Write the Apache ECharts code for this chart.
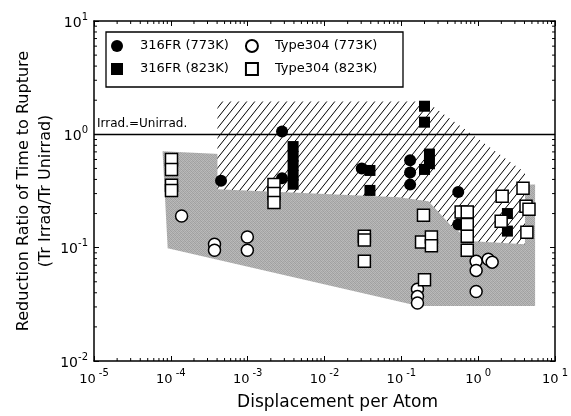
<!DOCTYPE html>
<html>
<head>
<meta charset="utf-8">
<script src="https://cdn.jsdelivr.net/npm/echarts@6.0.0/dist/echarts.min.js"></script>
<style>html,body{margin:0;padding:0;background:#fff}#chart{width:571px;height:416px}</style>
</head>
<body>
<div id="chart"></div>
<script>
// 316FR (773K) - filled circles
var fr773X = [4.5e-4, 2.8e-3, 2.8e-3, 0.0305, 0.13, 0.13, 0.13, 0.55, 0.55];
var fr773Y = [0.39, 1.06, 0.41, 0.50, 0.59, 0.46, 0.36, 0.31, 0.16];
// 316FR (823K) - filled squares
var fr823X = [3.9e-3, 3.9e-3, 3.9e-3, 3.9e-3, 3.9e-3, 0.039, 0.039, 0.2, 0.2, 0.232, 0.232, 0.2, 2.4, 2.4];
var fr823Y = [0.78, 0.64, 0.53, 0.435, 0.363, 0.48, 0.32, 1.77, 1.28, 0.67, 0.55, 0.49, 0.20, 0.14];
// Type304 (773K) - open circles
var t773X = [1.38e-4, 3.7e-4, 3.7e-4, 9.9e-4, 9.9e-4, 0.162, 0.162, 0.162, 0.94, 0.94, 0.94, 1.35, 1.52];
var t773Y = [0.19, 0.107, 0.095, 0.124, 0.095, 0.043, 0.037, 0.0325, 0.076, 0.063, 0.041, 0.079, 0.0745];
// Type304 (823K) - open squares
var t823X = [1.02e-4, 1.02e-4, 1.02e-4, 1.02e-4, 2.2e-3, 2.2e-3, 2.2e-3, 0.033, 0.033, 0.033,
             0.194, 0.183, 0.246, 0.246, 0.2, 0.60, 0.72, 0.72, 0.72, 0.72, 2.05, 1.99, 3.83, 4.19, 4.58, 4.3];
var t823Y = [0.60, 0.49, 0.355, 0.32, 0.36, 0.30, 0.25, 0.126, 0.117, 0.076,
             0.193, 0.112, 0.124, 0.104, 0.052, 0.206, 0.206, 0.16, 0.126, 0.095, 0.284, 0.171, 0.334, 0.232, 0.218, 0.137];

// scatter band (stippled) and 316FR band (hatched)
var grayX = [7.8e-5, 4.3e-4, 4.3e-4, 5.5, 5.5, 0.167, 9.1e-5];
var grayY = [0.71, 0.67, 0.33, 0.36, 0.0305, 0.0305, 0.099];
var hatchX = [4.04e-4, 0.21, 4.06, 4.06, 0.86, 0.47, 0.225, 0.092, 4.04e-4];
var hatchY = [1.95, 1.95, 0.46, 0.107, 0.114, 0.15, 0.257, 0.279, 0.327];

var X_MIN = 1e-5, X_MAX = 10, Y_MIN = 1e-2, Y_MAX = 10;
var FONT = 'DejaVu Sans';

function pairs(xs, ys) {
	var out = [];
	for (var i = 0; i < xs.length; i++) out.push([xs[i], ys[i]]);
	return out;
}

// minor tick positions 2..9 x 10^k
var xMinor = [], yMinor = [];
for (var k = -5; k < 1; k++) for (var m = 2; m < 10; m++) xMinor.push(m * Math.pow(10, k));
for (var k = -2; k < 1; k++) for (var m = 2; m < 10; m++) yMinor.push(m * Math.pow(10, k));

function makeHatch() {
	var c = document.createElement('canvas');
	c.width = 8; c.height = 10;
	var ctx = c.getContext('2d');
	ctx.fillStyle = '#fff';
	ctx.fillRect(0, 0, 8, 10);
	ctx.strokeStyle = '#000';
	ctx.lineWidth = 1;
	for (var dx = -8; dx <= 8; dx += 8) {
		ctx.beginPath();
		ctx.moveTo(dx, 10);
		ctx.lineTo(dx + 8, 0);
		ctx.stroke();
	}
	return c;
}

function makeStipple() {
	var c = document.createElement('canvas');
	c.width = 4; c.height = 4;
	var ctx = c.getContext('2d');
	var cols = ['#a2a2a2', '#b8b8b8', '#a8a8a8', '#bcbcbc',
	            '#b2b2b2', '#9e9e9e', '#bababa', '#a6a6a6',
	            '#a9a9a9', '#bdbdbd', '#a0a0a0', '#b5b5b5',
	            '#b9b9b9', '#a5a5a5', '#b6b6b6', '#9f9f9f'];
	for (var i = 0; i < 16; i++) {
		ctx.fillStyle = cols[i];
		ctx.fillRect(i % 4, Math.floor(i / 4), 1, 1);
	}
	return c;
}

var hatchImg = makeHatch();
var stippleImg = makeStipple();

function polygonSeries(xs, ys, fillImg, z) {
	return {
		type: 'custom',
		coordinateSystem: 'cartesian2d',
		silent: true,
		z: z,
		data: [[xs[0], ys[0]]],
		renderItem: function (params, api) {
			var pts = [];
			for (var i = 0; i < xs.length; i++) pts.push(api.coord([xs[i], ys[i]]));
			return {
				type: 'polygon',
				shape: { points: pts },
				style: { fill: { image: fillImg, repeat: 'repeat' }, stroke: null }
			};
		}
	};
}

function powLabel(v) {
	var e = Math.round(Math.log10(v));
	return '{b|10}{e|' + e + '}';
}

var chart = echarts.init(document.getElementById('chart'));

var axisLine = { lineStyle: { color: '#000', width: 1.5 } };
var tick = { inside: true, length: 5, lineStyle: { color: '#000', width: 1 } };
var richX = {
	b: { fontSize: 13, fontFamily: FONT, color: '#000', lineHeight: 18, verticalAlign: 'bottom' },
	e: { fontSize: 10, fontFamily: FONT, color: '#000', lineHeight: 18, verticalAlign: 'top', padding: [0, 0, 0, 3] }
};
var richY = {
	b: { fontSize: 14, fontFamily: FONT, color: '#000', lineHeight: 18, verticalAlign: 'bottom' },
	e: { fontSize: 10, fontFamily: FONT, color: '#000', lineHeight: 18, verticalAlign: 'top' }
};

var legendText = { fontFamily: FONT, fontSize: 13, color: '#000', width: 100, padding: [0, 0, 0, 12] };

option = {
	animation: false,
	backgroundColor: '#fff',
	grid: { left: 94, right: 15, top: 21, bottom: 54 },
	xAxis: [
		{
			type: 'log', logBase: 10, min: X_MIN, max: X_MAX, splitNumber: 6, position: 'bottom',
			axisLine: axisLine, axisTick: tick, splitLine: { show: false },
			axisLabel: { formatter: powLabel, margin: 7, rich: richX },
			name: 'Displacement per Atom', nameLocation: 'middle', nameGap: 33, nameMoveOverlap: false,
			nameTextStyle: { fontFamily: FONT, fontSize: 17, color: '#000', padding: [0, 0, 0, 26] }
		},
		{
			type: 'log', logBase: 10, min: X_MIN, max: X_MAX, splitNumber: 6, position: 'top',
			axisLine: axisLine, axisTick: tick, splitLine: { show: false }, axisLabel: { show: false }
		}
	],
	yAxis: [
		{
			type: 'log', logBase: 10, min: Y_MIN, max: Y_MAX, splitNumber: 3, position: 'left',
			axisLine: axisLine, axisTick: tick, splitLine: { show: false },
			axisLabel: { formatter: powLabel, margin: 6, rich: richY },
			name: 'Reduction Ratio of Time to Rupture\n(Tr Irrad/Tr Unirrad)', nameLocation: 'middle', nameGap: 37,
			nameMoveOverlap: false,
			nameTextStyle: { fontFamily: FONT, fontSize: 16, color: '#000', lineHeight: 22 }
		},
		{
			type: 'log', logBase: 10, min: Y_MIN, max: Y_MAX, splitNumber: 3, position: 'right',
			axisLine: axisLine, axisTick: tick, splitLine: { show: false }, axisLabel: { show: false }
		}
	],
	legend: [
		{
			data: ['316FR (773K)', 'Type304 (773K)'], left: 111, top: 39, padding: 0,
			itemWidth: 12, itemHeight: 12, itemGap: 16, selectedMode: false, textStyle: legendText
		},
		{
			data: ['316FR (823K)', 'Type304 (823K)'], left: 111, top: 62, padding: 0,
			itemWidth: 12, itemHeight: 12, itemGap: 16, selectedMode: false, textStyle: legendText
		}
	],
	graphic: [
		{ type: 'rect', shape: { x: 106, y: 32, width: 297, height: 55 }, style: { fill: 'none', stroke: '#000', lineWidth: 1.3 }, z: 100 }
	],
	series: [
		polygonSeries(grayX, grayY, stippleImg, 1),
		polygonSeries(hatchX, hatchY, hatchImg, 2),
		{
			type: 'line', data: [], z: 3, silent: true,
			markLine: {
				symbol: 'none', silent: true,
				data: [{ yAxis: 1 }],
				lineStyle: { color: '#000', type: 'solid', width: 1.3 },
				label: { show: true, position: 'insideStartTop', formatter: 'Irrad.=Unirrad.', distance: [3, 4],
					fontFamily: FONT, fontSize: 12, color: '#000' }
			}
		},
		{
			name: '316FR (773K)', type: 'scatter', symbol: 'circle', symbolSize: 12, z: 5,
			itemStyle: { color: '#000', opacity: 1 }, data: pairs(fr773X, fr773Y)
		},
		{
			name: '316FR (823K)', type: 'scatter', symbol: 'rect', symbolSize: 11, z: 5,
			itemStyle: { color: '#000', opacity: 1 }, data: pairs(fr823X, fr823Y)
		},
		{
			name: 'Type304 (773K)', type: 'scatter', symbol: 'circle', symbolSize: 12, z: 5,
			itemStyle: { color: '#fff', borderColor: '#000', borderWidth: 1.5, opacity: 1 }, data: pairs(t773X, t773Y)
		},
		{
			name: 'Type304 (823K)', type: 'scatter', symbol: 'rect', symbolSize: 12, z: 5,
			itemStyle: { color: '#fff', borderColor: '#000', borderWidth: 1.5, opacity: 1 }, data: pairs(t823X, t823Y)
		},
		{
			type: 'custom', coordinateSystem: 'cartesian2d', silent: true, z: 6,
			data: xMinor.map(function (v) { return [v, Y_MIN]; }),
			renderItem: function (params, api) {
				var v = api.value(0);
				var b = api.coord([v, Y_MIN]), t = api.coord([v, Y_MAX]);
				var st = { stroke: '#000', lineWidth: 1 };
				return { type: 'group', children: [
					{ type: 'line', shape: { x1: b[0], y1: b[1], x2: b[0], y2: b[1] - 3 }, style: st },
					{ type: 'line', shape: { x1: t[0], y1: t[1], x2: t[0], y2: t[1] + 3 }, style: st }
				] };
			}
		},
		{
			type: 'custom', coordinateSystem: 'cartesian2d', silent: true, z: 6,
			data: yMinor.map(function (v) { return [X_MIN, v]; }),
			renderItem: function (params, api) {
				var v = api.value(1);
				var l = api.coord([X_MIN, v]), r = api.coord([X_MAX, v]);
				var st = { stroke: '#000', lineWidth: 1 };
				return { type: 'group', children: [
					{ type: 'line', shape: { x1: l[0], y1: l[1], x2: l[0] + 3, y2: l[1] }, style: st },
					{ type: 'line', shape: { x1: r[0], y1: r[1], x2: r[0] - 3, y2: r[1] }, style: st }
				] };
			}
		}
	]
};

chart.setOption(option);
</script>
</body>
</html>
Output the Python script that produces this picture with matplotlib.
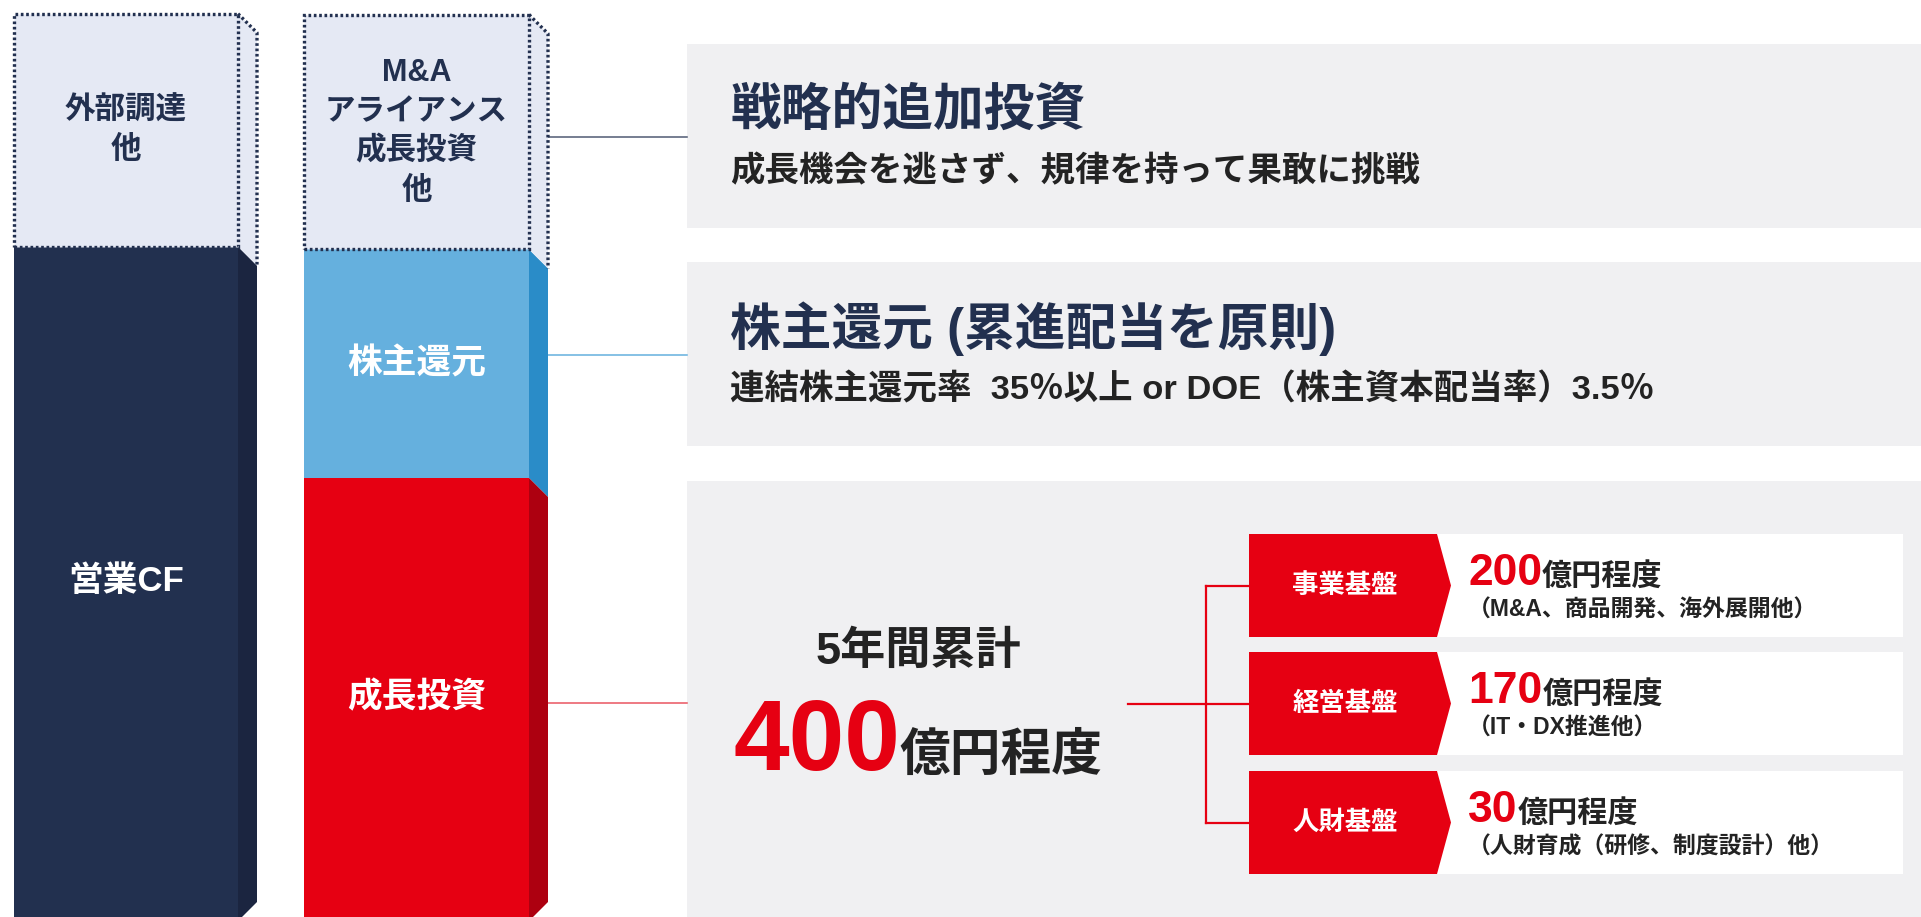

* **Exercise instructions**: Pick out every line above that contains the word "script" and copy it.

* **Solution to the exercise**:
<script src="https://cdn.jsdelivr.net/npm/echarts@6.0.0/dist/echarts.min.js"></script>
<script>
</script>
Output the Python script that produces this picture with matplotlib.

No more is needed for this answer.